If I heard correctly, there was a new bottleneck discovered from 250,000 or so yrs ago, and all humans are descended from 2 survivors.
Then it said that every animal on Earth are descended from some common lifeform from that same bottleneck... which makes no bloody sense.
Did I inhale too much carbon monoxide, or is that what the article said?
originally posted by: toms54
a reply to: one4all
I'm not specifically trying to comment on your post but on all the posts in this thread that are trying to discuss whether all humans derived from one Adam and Eve like pair. That is not what the OP is about.
He is discussing an extinction event. Long before there were any humans, nearly all life on earth went extinct. All the animals, not just humans were supposedly populated by one pair of survivors. At least that's what the source maintains.
This extinction event happened not only this one time but several times in earth's history. Google extinction event and you get this right on the search page without even clicking anything:
mass extinctions
Biologists suspect we're living through the sixth major mass extinction. ...
Late Devonian, 375 million years ago, 75% of species lost. ...

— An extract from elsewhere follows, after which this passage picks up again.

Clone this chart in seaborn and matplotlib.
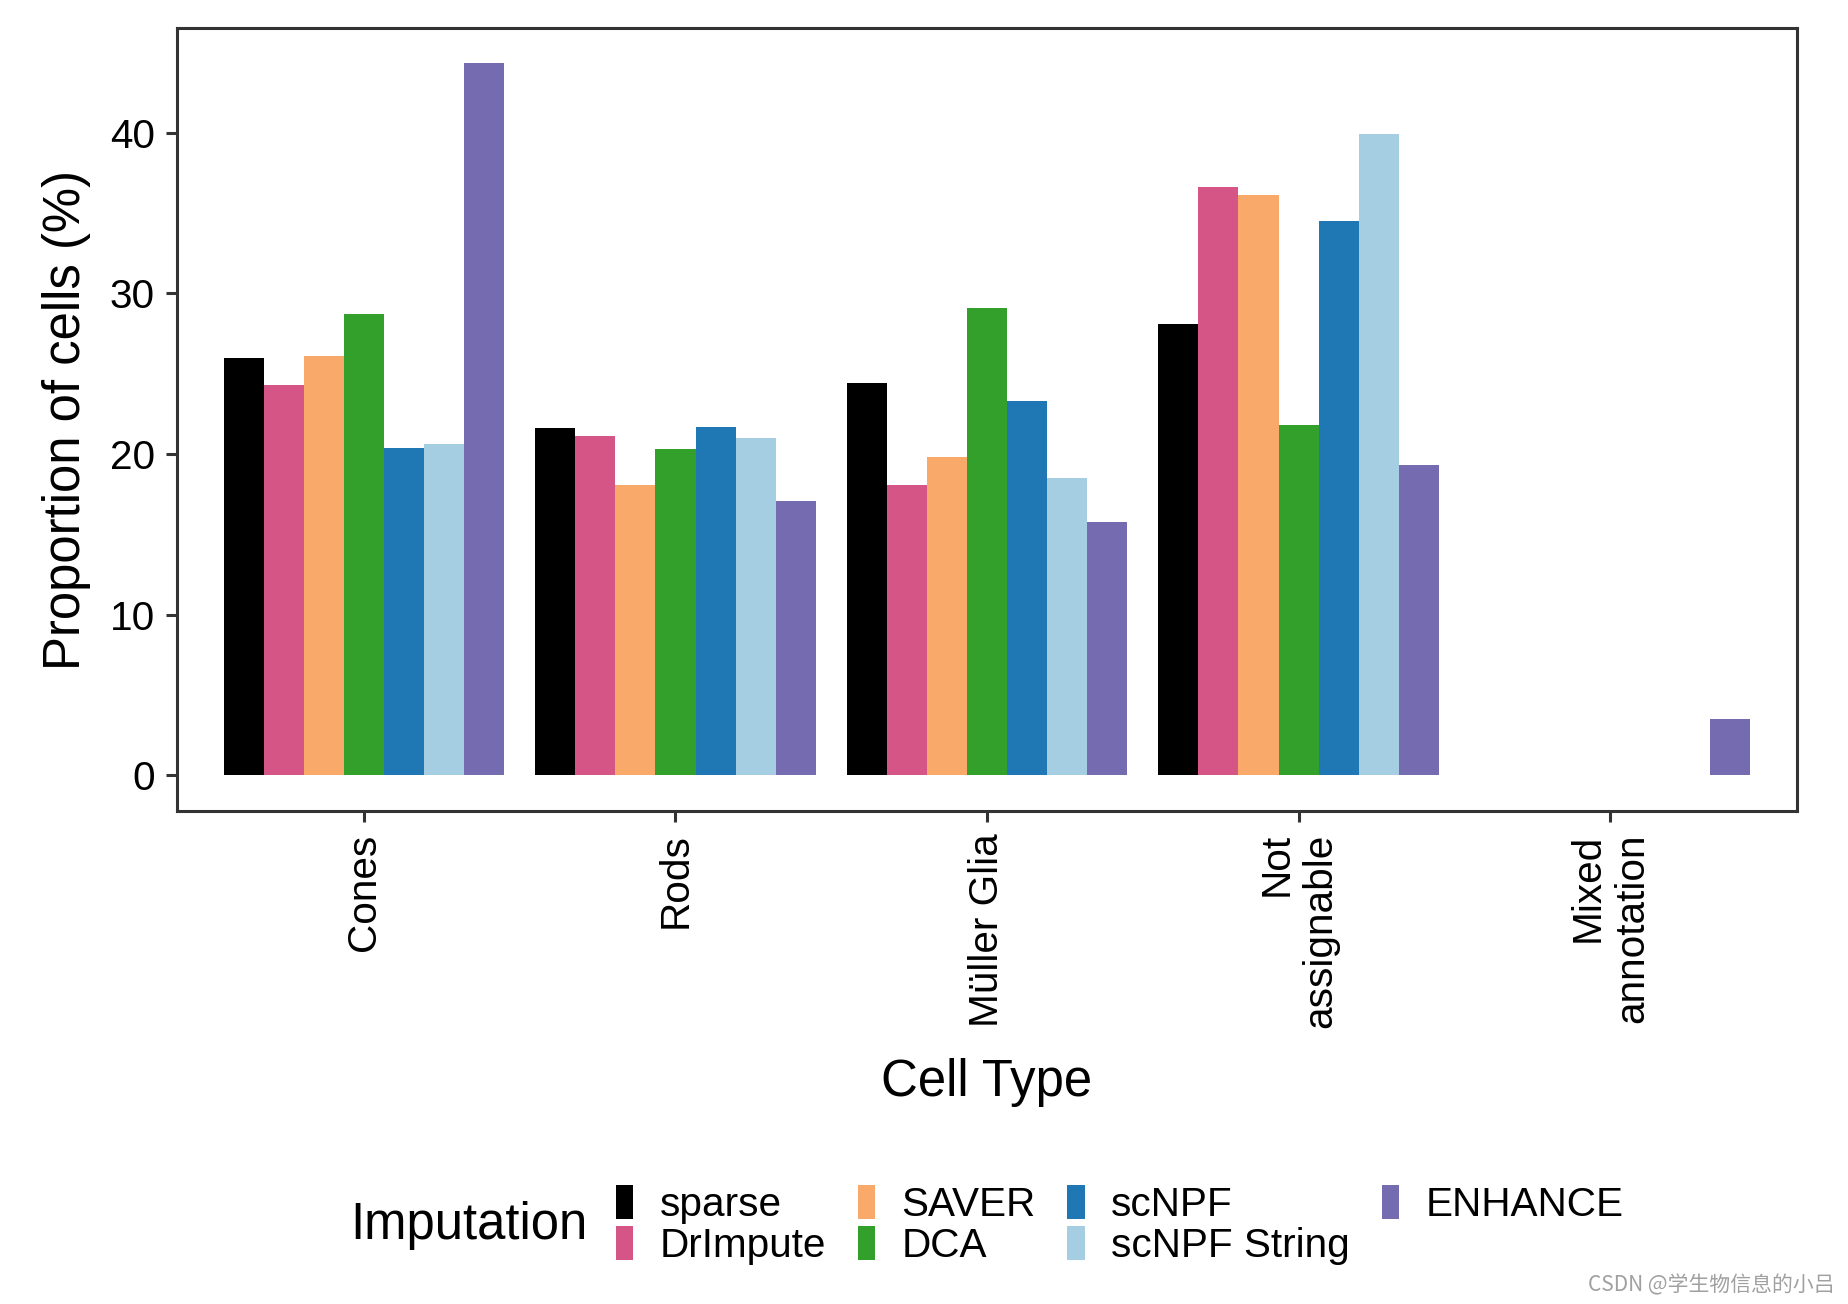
import matplotlib
matplotlib.use("Agg")
import matplotlib.pyplot as plt
import seaborn as sns
import pandas as pd

# ---- data ----
categories = ["Cones", "Rods", "Müller Glia", "Not\nassignable", "Mixed\nannotation"]
methods = ["sparse", "DrImpute", "SAVER", "DCA", "scNPF", "scNPF String", "ENHANCE"]
sparse = [26.0, 21.6, 24.4, 28.1, 0.0]
drimpute = [24.3, 21.1, 18.1, 36.6, 0.0]
saver = [26.1, 18.1, 19.8, 36.1, 0.0]
dca = [28.7, 20.3, 29.1, 21.8, 0.0]
scnpf = [20.4, 21.7, 23.3, 34.5, 0.0]
scnpf_string = [20.6, 21.0, 18.5, 39.9, 0.0]
enhance = [44.3, 17.1, 15.8, 19.3, 3.5]
yticks = [0, 10, 20, 30, 40]
colors = ["#000000", "#D55587", "#F9AA6B", "#33A02C", "#1F78B4", "#A6CEE3", "#756BB1"]

series = [sparse, drimpute, saver, dca, scnpf, scnpf_string, enhance]
rows = []
for m, vals in zip(methods, series):
    for c, v in zip(categories, vals):
        rows.append({"Cell Type": c, "Proportion": v, "Imputation": m})
df = pd.DataFrame(rows)

sns.set_style("white")
plt.rcParams["font.family"] = ["Liberation Sans", "DejaVu Sans"]
plt.rcParams["text.color"] = "black"
plt.rcParams["axes.labelcolor"] = "black"

fig = plt.figure(figsize=(9.24, 6.52), dpi=200)
ax = fig.add_axes([0.0958, 0.378, 0.8766, 0.6005])

sns.barplot(data=df, x="Cell Type", y="Proportion", hue="Imputation",
            order=categories, hue_order=methods, palette=colors,
            width=0.9, saturation=1, linewidth=0, ax=ax)

handles, labels = ax.get_legend_handles_labels()
if ax.get_legend() is not None:
    ax.get_legend().remove()

ax.set_xlim(-0.6, 4.6)
ax.set_ylim(-2.215, 46.5)
ax.set_yticks(yticks)
ax.set_yticklabels([str(t) for t in yticks])
ax.set_xticks(range(len(categories)))
ax.set_xticklabels(categories, rotation=90, ha="center", va="top", multialignment="right")

for s in ax.spines.values():
    s.set_visible(True)
    s.set_color("#333333")
    s.set_linewidth(1.1)

ax.tick_params(axis="both", which="major", direction="out", length=4, width=1.1,
               color="#333333", labelsize=14.6, pad=4, bottom=True, left=True,
               labelcolor="black")
ax.grid(False)

ax.set_xlabel("Cell Type", fontsize=18.3, va="center", color="black")
ax.xaxis.set_label_coords(0.5, -0.346)
ax.set_ylabel("Proportion of cells (%)", fontsize=18.3, va="center", color="black")
ax.yaxis.set_label_coords(-0.068, 0.5)

fig.text(350 / 1848, 1 - 1226 / 1304, "Imputation", fontsize=18.3, ha="left", va="center",
         color="black")
fig.legend(handles, labels, loc="center left",
           bbox_to_anchor=(616 / 1848, 1 - 1225 / 1304),
           ncol=4, frameon=False, fontsize=14.6, borderpad=0, borderaxespad=0,
           handlelength=0.42, handleheight=0.93, handletextpad=0.66,
           columnspacing=0.78, labelspacing=0.05, labelcolor="black")

fig.text(0.993, 1 - 1285 / 1304, "CSDN @学生物信息的小吕", ha="right", va="center",
         fontsize=7.5, color="#a0a0a0", family=["Noto Sans CJK SC", "DejaVu Sans"])

fig.savefig("out.png", dpi=200)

End Permian, 251 million years ago, 96% of species lost. ...
End Triassic, 200 million years ago, 80% of species lost. ...
End Cretaceous, 66 million years ago, 76% of all species lost.
The one being referred to, the Permian, was the most severe.
Even so, I don't believe they can prove all animal life came from one breeding pair no matter how similar DNA is between species. Maybe it came from a small breeding population or even one that became inbred but they can't prove one pair in my opinion. And even if that does prove true, there could still be input from strains that later died out.
originally posted by: OccamsRazor04
a reply to: toms54
This extinction event was 100k years ago when humans lived.
Do they?
When every animal on Earth has the same single pair ancestor from the same time that scenario becomes far less likely.
That's what the study concluded.
phe.rockefeller.edu...
Contemporary sequence data cannot tell whether mitochondrial and Y chromosomes clonality occurred at the same time, i.e., consistent with the extreme bottleneck of a founding pair, or via sorting within a founding population of thousands that was stable for tens of thousands of years [116]. As Kuhn points out unresolvable arguments tend toward rhetoric.